Great Scott #821: Primeiro suplente a marcar um hat-trick na 1.ª divisão?
Mendes
A história de António Mendes é hilariante. A culpa é do próprio, claro, e também do Rui Osório, autor da muuuuuito interessante página ‘gloriasdopassado.blogspot.com’ sobre heróis e vilões do Vitória. À sua maneira, Mendes é herói e vilão. Mais herói que vilão, atenção.
Mendes nasce em Lisboa, no Campo Grande. Sempre atrás da bola, aparece um dia nos treinos do Sporting e o senhor Abrantes Mendes convida-o a assinar. Como é menor, Mendes tem de pedir autorização ao pai. Nada feito, o pai é benfiquista dos sete costados. Vai daí, pede ajuda à irmã e a assinatura é forjada no calor da irmandade. Num outro dia, Mendes vai treinar ao Benfica e os senhores Alfredo Valadas mais Francisco Ferreira oferecem-lhe o contrato. Mais um. Neste caso, o pai do jogador é tido e achado no assunto.
Resultado? Mendes treina no Sporting de manhã e no Benfica à tarde. Ganha 10 escudos antes de almoço e mais 25 depois do lanche. Às tantas, a marosca é descoberta.

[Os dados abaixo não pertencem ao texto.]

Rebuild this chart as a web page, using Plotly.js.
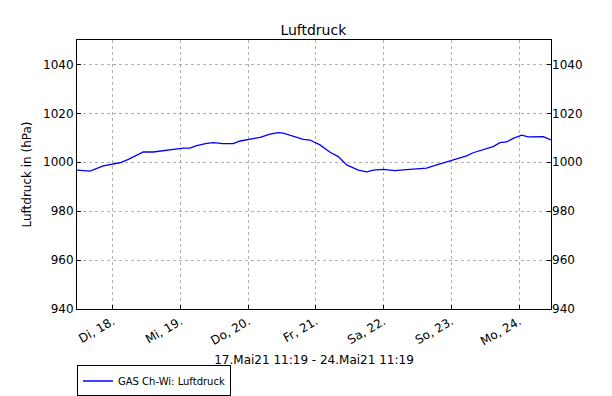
<!DOCTYPE html>
<html><head><meta charset="utf-8">
<script src="https://cdn.plot.ly/plotly-3.0.1.min.js"></script>
<style>body{margin:0;padding:0;background:#fff}#chart{width:612px;height:396px}</style>
</head><body><div id="chart"></div>
<script>
const times = [
 '2021-05-17 11:19','2021-05-17 15:55','2021-05-17 20:38','2021-05-17 23:37',
 '2021-05-18 02:31','2021-05-18 05:31','2021-05-18 08:31','2021-05-18 10:49',
 '2021-05-18 14:19','2021-05-18 17:55','2021-05-18 21:25','2021-05-19 01:01',
 '2021-05-19 03:19','2021-05-19 05:43','2021-05-19 09:19','2021-05-19 11:37',
 '2021-05-19 15:07','2021-05-19 18:43','2021-05-19 21:07','2021-05-20 00:37',
 '2021-05-20 04:13','2021-05-20 07:43','2021-05-20 10:37','2021-05-20 12:25',
 '2021-05-20 16:01','2021-05-20 19:31','2021-05-20 21:55','2021-05-21 01:25',
 '2021-05-21 05:01','2021-05-21 07:55','2021-05-21 10:55','2021-05-21 15:01',
 '2021-05-21 18:01','2021-05-21 20:19','2021-05-21 23:55','2021-05-22 04:01',
 '2021-05-22 08:07','2021-05-22 11:43','2021-05-22 15:13','2021-05-22 18:49',
 '2021-05-22 22:19','2021-05-23 00:43','2021-05-23 05:25','2021-05-23 07:43',
 '2021-05-23 11:19','2021-05-23 14:49','2021-05-23 17:13','2021-05-23 19:37',
 '2021-05-23 21:55','2021-05-24 00:55','2021-05-24 03:13','2021-05-24 06:13',
 '2021-05-24 08:37','2021-05-24 11:19'
];
const pressure = [
 996.8,996.4,998.5,999.3,
 999.8,1001.2,1003.0,1004.2,
 1004.2,1004.7,1005.4,1005.8,
 1005.8,1006.8,1007.7,1008.0,
 1007.6,1007.6,1008.7,1009.5,
 1010.2,1011.5,1012.1,1011.9,
 1010.7,1009.4,1009.1,1007.1,
 1004.1,1002.3,998.9,996.8,
 996.1,996.8,997.1,996.6,
 997.0,997.4,997.6,998.9,
 1000.1,1001.2,1002.6,1003.9,
 1005.3,1006.4,1008.0,1008.3,
 1009.8,1011.1,1010.4,1010.4,
 1010.5,1009.1
];
const tickDates = ['2021-05-18','2021-05-19','2021-05-20','2021-05-21','2021-05-22','2021-05-23','2021-05-24'];
const tickLabels = ['Di, 18.','Mi, 19.','Do, 20.','Fr, 21.','Sa, 22.','So, 23.','Mo, 24.'];
const yTicks = [940,960,980,1000,1020,1040];

const font = {family:'DejaVu Sans, sans-serif', size:12, color:'#000'};
const data = [
 {x:times, y:pressure, type:'scatter', mode:'lines', name:'GAS Ch-Wi: Luftdruck',
  line:{color:'#0000ff', width:1.3}},
 {x:times, y:pressure, type:'scatter', mode:'lines', yaxis:'y2', showlegend:false,
  hoverinfo:'skip', line:{color:'rgba(0,0,0,0)', width:0}}
];
const layout = {
 width:612, height:396,
 margin:{l:77, r:61, t:40, b:87, autoexpand:false},
 paper_bgcolor:'#fff', plot_bgcolor:'#fff',
 font:font,
 title:{text:'Luftdruck', font:{family:font.family, size:14, color:'#000'}, x:0.512, xanchor:'center', y:0.925, yanchor:'middle'},
 xaxis:{type:'date', range:['2021-05-17 11:19','2021-05-24 11:19'], automargin:false,
  tickmode:'array', tickvals:tickDates, ticktext:tickLabels, tickangle:-30,
  showgrid:true, gridcolor:'#b0b0b0', griddash:'dot', gridwidth:1,
  showline:true, linecolor:'#000', linewidth:1, mirror:true,
  ticks:'inside', ticklen:4, tickcolor:'#000',
  tickfont:font, zeroline:false,
  title:{text:'17.Mai21 11:19 - 24.Mai21 11:19', font:font, standoff:8}},
 yaxis:{range:[940,1050], tickmode:'array', tickvals:yTicks, automargin:false,
  showgrid:true, gridcolor:'#b0b0b0', griddash:'dot', gridwidth:1,
  showline:true, linecolor:'#000', linewidth:1, mirror:true,
  ticks:'inside', ticklen:4, tickcolor:'#000', zeroline:false,
  tickfont:font, title:{text:'Luftdruck in (hPa)', font:font, standoff:8}},
 yaxis2:{range:[940,1050], tickmode:'array', tickvals:yTicks, overlaying:'y', side:'right', automargin:false,
  showgrid:false, zeroline:false, ticks:'inside', ticklen:4, tickcolor:'#000', tickfont:font},
 showlegend:true,
 legend:{x:0, xanchor:'left', y:-0.21, yanchor:'top', bordercolor:'#000', borderwidth:1,
  bgcolor:'#fff', font:{family:font.family, size:10, color:'#000'}}
};
Plotly.newPlot('chart', data, layout, {displayModeBar:false, staticPlot:true});
</script>
</body></html>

Sporting e Benfica inscrevem Mendes ao mesmo tempo na Associação de Futebol de Lisboa. É uma caldeirada, está visto. O pai decide o futuro do filho. Benfica, pois então.
Mendes faz-lhe a vontade e é bicampeão lisboeta de principiantes (agora juvenis). Nos juniores, Mendes passa a fasquia e é campeão nacional, vs. Leça. A final de 1957 é em Leiria e Mendes entra no Municipal com o número 10 nas costas. Aos 11 minutos, é ele quem provoca a expulsão do leceiro João. Se 11 contra 11 já é difícil para o inexperiente Leça, imagine-se 11 para 10. O Benfica desbobina o seu futebol e ganha claramente por 6:0. O homem da tarde é Mendes, autor de um hat-trick.
A subida ao plantel principal é uma realidade em 1958, lançado por Otto Glória. Na estreia da 1.ª divisão, o Benfica ganha 1:0 ao Torreense. E o golo já sabe quem o marca, certo? Pois é, Mendes enche o pé e toma lá disto. Começa aí a lenda do pé canhão. O seu pé esquerdo é temível. A cabeça também. O seu comportamento passa por altos e baixos. Otto ainda o desculpa aqui e ali. Já Guttmann não o deixa meter o pé em ramo verde e Mendes passa as passas do algarve. Nas épocas de consagração europeia em 1961 e 1962, Mendes raramente joga e nem um minuto faz nos jogos da UEFA.
Afastado da equipa por motivos disciplinares, Mendes perde ritmo e nunca mais entra no onze do Benfica com a regularidade pretendida. Às tantas, em 1962, o Benfica interessa-se por Pedras e o Vitória SC espeta um preço altíssimo para o negócio. Para amortizar a quantia, o Benfica sugere Mendes. O Vitória torce o nariz, sobretudo pela tal falta de cabeça do esquerdino aqui e ali em outras épocas, mas recebe-o de braços abertos na expectativa de que Mendes se reencontre.
Meu dito, meu feito. Mendes joga o seu futebol, sempre com o 10 nas costas, e deslumbra vezes sem conta. Ao ponto de até ser o primeiro internacional AA pelo Vitória SC, fruto do seu trabalho, Em nove épocas, 83 golos. É dose. Tudo dito sobre Mendes? Nem por sombras, o rapaz tem a capacidade de escrever história com agá maiúsculo na 1.ª divisão como primeiro suplente a marcar três golos.
Acontece em Outubro 1969, já Mendes acumula 32 anos de (boa) vida. Em Guimarães, ainda no Municipal, o Vitória recebe e goleia a CUF por 4:0. Mendes entra a meio da segunda parte para o lugar de Zezinho e assina o hat-trick nos últimos 10 minutos, aos 80’, 85’ e 89’. Na baliza, Gil nem o pode ver à frente. Que classe. Mendes, senhoras e senhores.